Personal details
- Born: 1908 Tai'an County, Shandong Province, Qing Dynasty, China
- Died: 1977 (aged 68–69)
- Party: Chinese Communist Party
- Sex: Male
- Other names: 马励明 马云亭 王振祥

= Ma Shouyu =

Chinese politician (1908–1977)

Ma Shouyu (马守愚 (馬守愚), 1908 - 1977) was a political figure in the early Chinese Communist Party.

== Early life ==
Ma was born in Tai'an County, Shandong Province.

== Career ==
In 1924, he was admitted to Shandong Provincial First Normal School. He joined the Communist Youth League of China at the school and became a member of the Chinese Communist Party (CCP) the same year. In 1925, the CCP Shandong Provincial Executive Committee sent him to Tai'an, to establish party organizations. Wang Zhongxiu and Yu Zanzhi were sent to Tai'an soon after. They recruited Qin Shaoxiang and Sun Jianlin as party members in Tai'an Railway Station.
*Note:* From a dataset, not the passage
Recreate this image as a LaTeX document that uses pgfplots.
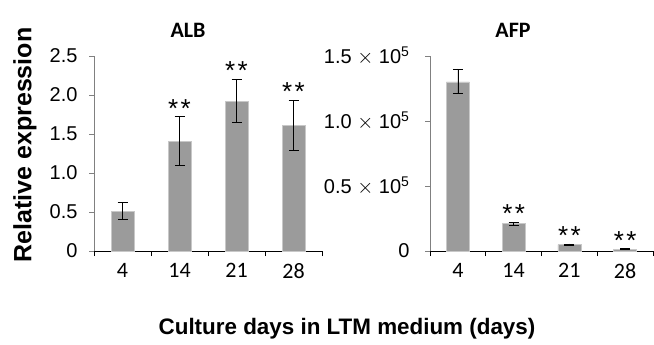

In the spring of 1926, these five members had a meeting in a mountain, and established the CCP Tai'an Branch, which belonged to CCP Shandong Provincial Executive Committee. Ma was elected as the secretary, while Yu, Wang and Qin became committee members. Ma went to Qufu the same year to publicize the CCP in the Temple of Confucius. During that summer, the CCP Branch of Shandong Provincial Second Normal School was set up, and Ma was elected to be in charge. Soon after, Ma left and Gong Changfu took this position.

In August, 1927, Wu Guanying, Li Henian and some other members established the CCP Tai'an County Committee under the CCP Shandong Province Committee. Ma served as the secretary. In 1929, he was arrested by Kuomintang and sentenced for 6 months in prison. After his release, he went to Shanghai, and the CCP Central Committee assigned him to Northeast China to preside over the work of the CCP Manchurian Provincial Committee. As soon as he arrived there, he rebuilt the Fushun underground party organization together with Yang Jingyu. It went through several disruptions. On August 30, 1929, both were arrested by Kenpeitai due to Fan Qing's report. In 1931, Ma was released. He exited the CCP. The next year, he went to study in Japan and took part in the Chinese Youth Party. After returning to China, he served as a lecturer at Peking Northeastern University. When the Second Sino-Japanese War occurred in 1937, Ma served under Cheng Qian. During the Anti-Rightist Campaign of the CCP in 1957, he was considered to be a rightist.

== Death ==
He died in 1977. In December 1979, Xiangtan Municipal Committee decided to rehabilitate and restore Ma's reputation.